Your objective
Copy out the listing that follows, exact in every word, and skip the images.

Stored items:
-------
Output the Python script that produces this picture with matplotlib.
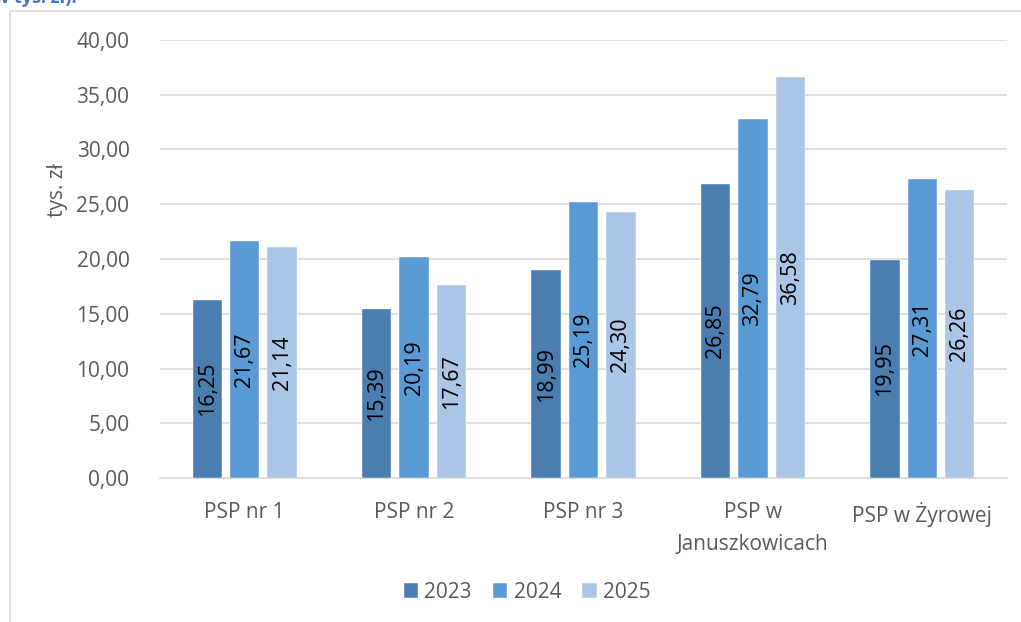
import matplotlib.pyplot as plt
import matplotlib.patches as mpatches
import numpy as np

plt.rcParams['font.family'] = ['Open Sans', 'DejaVu Sans']

# Data (tys. zł)
categories = ['PSP nr 1', 'PSP nr 2', 'PSP nr 3', 'PSP w\nJanuszkowicach', 'PSP w Żyrowej']
years = ['2023', '2024', '2025']
v2023 = [16.25, 15.39, 18.99, 26.85, 19.95]
v2024 = [21.67, 20.19, 25.19, 32.79, 27.31]
v2025 = [21.14, 17.67, 24.30, 36.58, 26.26]

colors = ['#4A7EB0', '#5B9BD5', '#ABC5E6']
series = [v2023, v2024, v2025]

fig = plt.figure(figsize=(10.21, 6.22), dpi=100)
W, H = 1021, 622

# outer frame of the chart (partly cut off)
fig.add_artist(mpatches.Rectangle((9.5 / W, -0.1), 1.2, 1 - 11 / H + 0.1,
                                  transform=fig.transFigure, fill=False,
                                  edgecolor='#D9D9D9', linewidth=1.2))
# cut-off heading text
fig.text(-6 / W, 1 - 3 / H, 'w tys. zł).', color='#4472C4', fontsize=13,
         fontweight='bold', ha='left', va='baseline')

ax = fig.add_axes([160 / W, 1 - 478 / H, (1007 - 160) / W, (478 - 40) / H])

x = np.arange(len(categories))
width = 0.174
pitch = 0.221
for i, (vals, col, yr) in enumerate(zip(series, colors, years)):
    pos = x + (i - 1) * pitch
    ax.bar(pos, vals, width, color=col, label=yr, zorder=3,
           edgecolor='#FFFFFF', linewidth=0.3)
    for p, v in zip(pos, vals):
        ax.text(p, v / 2, f'{v:.2f}'.replace('.', ','), rotation=90,
                ha='center', va='center', fontsize=15.5, color='black', zorder=4)

ax.set_xlim(-0.5, len(categories) - 0.5)
ax.set_ylim(0, 40)
ax.set_yticks(np.arange(0, 41, 5))
ax.set_yticklabels([f'{t:.2f}'.replace('.', ',') for t in np.arange(0, 41, 5)])
ax.set_xticks(x)
ax.set_xticklabels(categories, linespacing=1.7)
ax.tick_params(axis='both', length=0, labelsize=15, labelcolor='#595959')
ax.tick_params(axis='x', pad=17)
ax.tick_params(axis='y', pad=22)
ax.grid(axis='y', color='#D9D9D9', linewidth=1.2, zorder=0)
for s in ['top', 'right', 'left']:
    ax.spines[s].set_visible(False)
ax.spines['bottom'].set_color('#D9D9D9')
ax.spines['bottom'].set_linewidth(1.2)

fig.text(57 / W, 1 - 190 / H, 'tys. zł', rotation=90, ha='center', va='center',
         fontsize=15, color='#595959')

fig.legend(loc='center', bbox_to_anchor=(527 / W, 1 - 592 / H), ncol=3,
           frameon=False, fontsize=15, handlelength=0.7, handleheight=0.7,
           handletextpad=0.3, columnspacing=1.0, labelcolor='#595959')

fig.savefig('out.png', dpi=100)
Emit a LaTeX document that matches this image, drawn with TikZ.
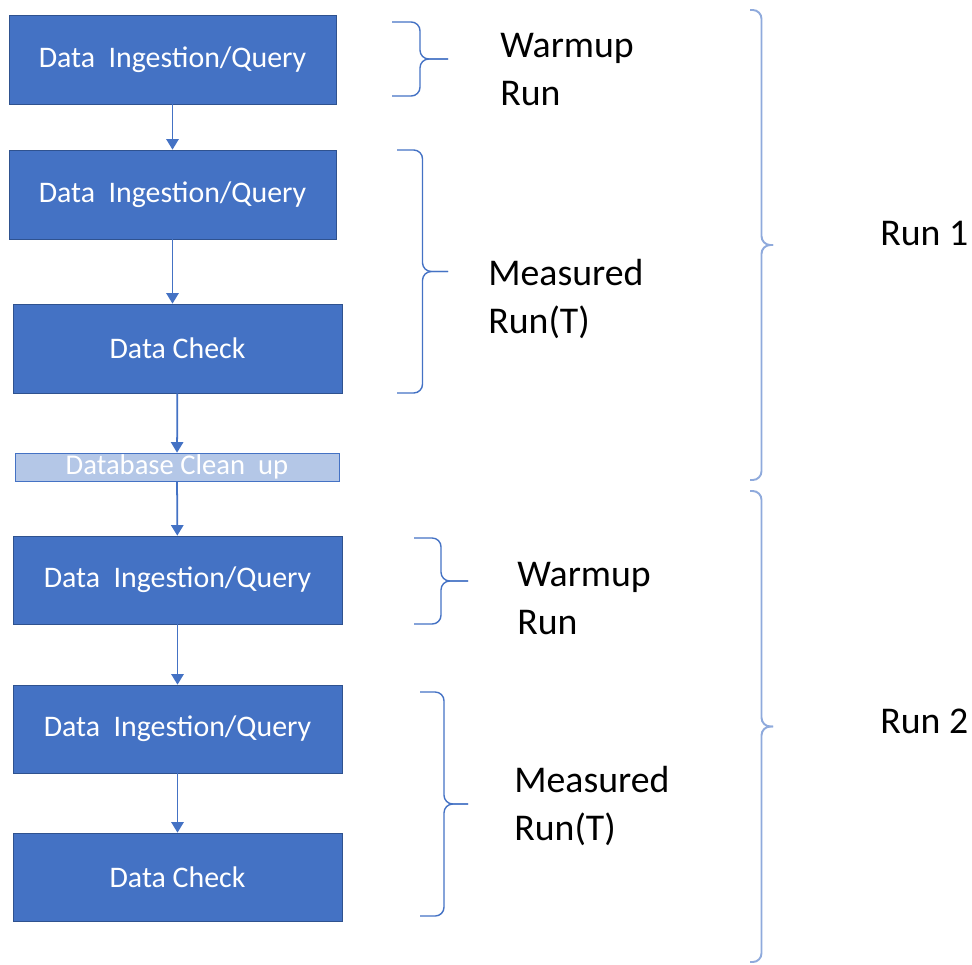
\documentclass[tikz,border=0pt]{standalone}
\usepackage{fontspec}
\setmainfont{Carlito}
\usetikzlibrary{arrows.meta}
\definecolor{boxblue}{HTML}{4472C4}
\definecolor{boxline}{HTML}{2F528F}
\definecolor{cleanblue}{HTML}{B4C7E7}
\definecolor{runblue}{HTML}{8FAADC}
\tikzset{
	stage/.style={draw=boxline,fill=boxblue,text=white,inner sep=0pt,minimum width=6.58cm,minimum height=1.76cm,font=\fontsize{17}{20}\selectfont},
	cleanup/.style={draw=boxblue,fill=cleanblue,text=white,inner sep=0pt,minimum width=6.48cm,minimum height=0.56cm,font=\fontsize{16.3}{20}\selectfont},
	flow/.style={draw=boxblue,line width=1pt,-{Triangle[width=7pt,length=6pt]}},
	lbl/.style={anchor=north west,inner sep=0pt,align=left,font=\fontsize{21.5}{27}\selectfont},
}
\newcommand{\grpbrace}[5][]{%
	\draw[#1,rounded corners=5pt] (#2,#4) -- ({(#2+#3)/2},#4) -- ({(#2+#3)/2},{(#4+#5)/2}) -- (#3,{(#4+#5)/2});
	\draw[#1,rounded corners=5pt] (#2,#5) -- ({(#2+#3)/2},#5) -- ({(#2+#3)/2},{(#4+#5)/2}) -- (#3,{(#4+#5)/2});
}
\begin{document}
\begin{tikzpicture}[x=0.02cm,y=-0.02cm]
	\useasboundingbox (0,0) rectangle (972,964);
	\node[stage,minimum width=6.54cm,minimum height=1.78cm] (q1) at (172.5,59.5) {Data\ \ Ingestion/Query};
	\node[stage,minimum width=6.54cm,minimum height=1.78cm] (q2) at (172.5,194.5) {Data\ \ Ingestion/Query};
	\node[stage,minimum height=1.78cm] (c1) at (177.5,348.5) {Data Check};
	\node[cleanup] (clean) at (177,467) {Database Clean\ \ up};
	\node[stage] (q3) at (177.5,580) {Data\ \ Ingestion/Query};
	\node[stage] (q4) at (177.5,729) {Data\ \ Ingestion/Query};
	\node[stage] (c2) at (177.5,877) {Data Check};
	\draw[flow] (q1) -- (q2);
	\draw[flow] (q2) -- (q2 |- c1.north);
	\draw[flow] (c1) -- (clean);
	\draw[flow] (clean) -- (q3);
	\draw[flow] (q3) -- (q4);
	\draw[flow] (q4) -- (c2);
	\grpbrace[boxblue,line width=0.8pt]{392}{448}{22}{96}
	\grpbrace[boxblue,line width=0.8pt]{397}{448}{150}{393}
	\grpbrace[boxblue,line width=0.8pt]{414}{468}{538}{624}
	\grpbrace[boxblue,line width=0.8pt]{420}{468}{692}{916}
	\grpbrace[runblue,line width=1.1pt]{750}{773}{10}{480}
	\grpbrace[runblue,line width=1.1pt]{750}{773}{491}{962}
	\node[lbl] (w1) at (500,33) {Warmup\\Run};
	\node[lbl] (m1) at (488,259) {Measured\\Run(T)};
	\node[lbl] (r1) at (880,221) {Run 1};
	\node[lbl] (w2) at (517,562) {Warmup\\Run};
	\node[lbl] (m2) at (514,766) {Measured\\Run(T)};
	\node[lbl] (r2) at (880,709) {Run 2};
\end{tikzpicture}
\end{document}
-------
Solution to the problem
Output the Python script that produces this picture with matplotlib.
import matplotlib.pyplot as plt
import matplotlib.patches as mpatches
import numpy as np

plt.rcParams['font.family'] = ['Open Sans', 'DejaVu Sans']

# Data (tys. zł)
categories = ['PSP nr 1', 'PSP nr 2', 'PSP nr 3', 'PSP w\nJanuszkowicach', 'PSP w Żyrowej']
years = ['2023', '2024', '2025']
v2023 = [16.25, 15.39, 18.99, 26.85, 19.95]
v2024 = [21.67, 20.19, 25.19, 32.79, 27.31]
v2025 = [21.14, 17.67, 24.30, 36.58, 26.26]

colors = ['#4A7EB0', '#5B9BD5', '#ABC5E6']
series = [v2023, v2024, v2025]

fig = plt.figure(figsize=(10.21, 6.22), dpi=100)
W, H = 1021, 622

# outer frame of the chart (partly cut off)
fig.add_artist(mpatches.Rectangle((9.5 / W, -0.1), 1.2, 1 - 11 / H + 0.1,
                                  transform=fig.transFigure, fill=False,
                                  edgecolor='#D9D9D9', linewidth=1.2))
# cut-off heading text
fig.text(-6 / W, 1 - 3 / H, 'w tys. zł).', color='#4472C4', fontsize=13,
         fontweight='bold', ha='left', va='baseline')

ax = fig.add_axes([160 / W, 1 - 478 / H, (1007 - 160) / W, (478 - 40) / H])

x = np.arange(len(categories))
width = 0.174
pitch = 0.221
for i, (vals, col, yr) in enumerate(zip(series, colors, years)):
    pos = x + (i - 1) * pitch
    ax.bar(pos, vals, width, color=col, label=yr, zorder=3,
           edgecolor='#FFFFFF', linewidth=0.3)
    for p, v in zip(pos, vals):
        ax.text(p, v / 2, f'{v:.2f}'.replace('.', ','), rotation=90,
                ha='center', va='center', fontsize=15.5, color='black', zorder=4)

ax.set_xlim(-0.5, len(categories) - 0.5)
ax.set_ylim(0, 40)
ax.set_yticks(np.arange(0, 41, 5))
ax.set_yticklabels([f'{t:.2f}'.replace('.', ',') for t in np.arange(0, 41, 5)])
ax.set_xticks(x)
ax.set_xticklabels(categories, linespacing=1.7)
ax.tick_params(axis='both', length=0, labelsize=15, labelcolor='#595959')
ax.tick_params(axis='x', pad=17)
ax.tick_params(axis='y', pad=22)
ax.grid(axis='y', color='#D9D9D9', linewidth=1.2, zorder=0)
for s in ['top', 'right', 'left']:
    ax.spines[s].set_visible(False)
ax.spines['bottom'].set_color('#D9D9D9')
ax.spines['bottom'].set_linewidth(1.2)

fig.text(57 / W, 1 - 190 / H, 'tys. zł', rotation=90, ha='center', va='center',
         fontsize=15, color='#595959')

fig.legend(loc='center', bbox_to_anchor=(527 / W, 1 - 592 / H), ncol=3,
           frameon=False, fontsize=15, handlelength=0.7, handleheight=0.7,
           handletextpad=0.3, columnspacing=1.0, labelcolor='#595959')

fig.savefig('out.png', dpi=100)
Emit a LaTeX document that matches this image, drawn with TikZ.
\documentclass[tikz,border=0pt]{standalone}
\usepackage{fontspec}
\setmainfont{Carlito}
\usetikzlibrary{arrows.meta}
\definecolor{boxblue}{HTML}{4472C4}
\definecolor{boxline}{HTML}{2F528F}
\definecolor{cleanblue}{HTML}{B4C7E7}
\definecolor{runblue}{HTML}{8FAADC}
\tikzset{
	stage/.style={draw=boxline,fill=boxblue,text=white,inner sep=0pt,minimum width=6.58cm,minimum height=1.76cm,font=\fontsize{17}{20}\selectfont},
	cleanup/.style={draw=boxblue,fill=cleanblue,text=white,inner sep=0pt,minimum width=6.48cm,minimum height=0.56cm,font=\fontsize{16.3}{20}\selectfont},
	flow/.style={draw=boxblue,line width=1pt,-{Triangle[width=7pt,length=6pt]}},
	lbl/.style={anchor=north west,inner sep=0pt,align=left,font=\fontsize{21.5}{27}\selectfont},
}
\newcommand{\grpbrace}[5][]{%
	\draw[#1,rounded corners=5pt] (#2,#4) -- ({(#2+#3)/2},#4) -- ({(#2+#3)/2},{(#4+#5)/2}) -- (#3,{(#4+#5)/2});
	\draw[#1,rounded corners=5pt] (#2,#5) -- ({(#2+#3)/2},#5) -- ({(#2+#3)/2},{(#4+#5)/2}) -- (#3,{(#4+#5)/2});
}
\begin{document}
\begin{tikzpicture}[x=0.02cm,y=-0.02cm]
	\useasboundingbox (0,0) rectangle (972,964);
	\node[stage,minimum width=6.54cm,minimum height=1.78cm] (q1) at (172.5,59.5) {Data\ \ Ingestion/Query};
	\node[stage,minimum width=6.54cm,minimum height=1.78cm] (q2) at (172.5,194.5) {Data\ \ Ingestion/Query};
	\node[stage,minimum height=1.78cm] (c1) at (177.5,348.5) {Data Check};
	\node[cleanup] (clean) at (177,467) {Database Clean\ \ up};
	\node[stage] (q3) at (177.5,580) {Data\ \ Ingestion/Query};
	\node[stage] (q4) at (177.5,729) {Data\ \ Ingestion/Query};
	\node[stage] (c2) at (177.5,877) {Data Check};
	\draw[flow] (q1) -- (q2);
	\draw[flow] (q2) -- (q2 |- c1.north);
	\draw[flow] (c1) -- (clean);
	\draw[flow] (clean) -- (q3);
	\draw[flow] (q3) -- (q4);
	\draw[flow] (q4) -- (c2);
	\grpbrace[boxblue,line width=0.8pt]{392}{448}{22}{96}
	\grpbrace[boxblue,line width=0.8pt]{397}{448}{150}{393}
	\grpbrace[boxblue,line width=0.8pt]{414}{468}{538}{624}
	\grpbrace[boxblue,line width=0.8pt]{420}{468}{692}{916}
	\grpbrace[runblue,line width=1.1pt]{750}{773}{10}{480}
	\grpbrace[runblue,line width=1.1pt]{750}{773}{491}{962}
	\node[lbl] (w1) at (500,33) {Warmup\\Run};
	\node[lbl] (m1) at (488,259) {Measured\\Run(T)};
	\node[lbl] (r1) at (880,221) {Run 1};
	\node[lbl] (w2) at (517,562) {Warmup\\Run};
	\node[lbl] (m2) at (514,766) {Measured\\Run(T)};
	\node[lbl] (r2) at (880,709) {Run 2};
\end{tikzpicture}
\end{document}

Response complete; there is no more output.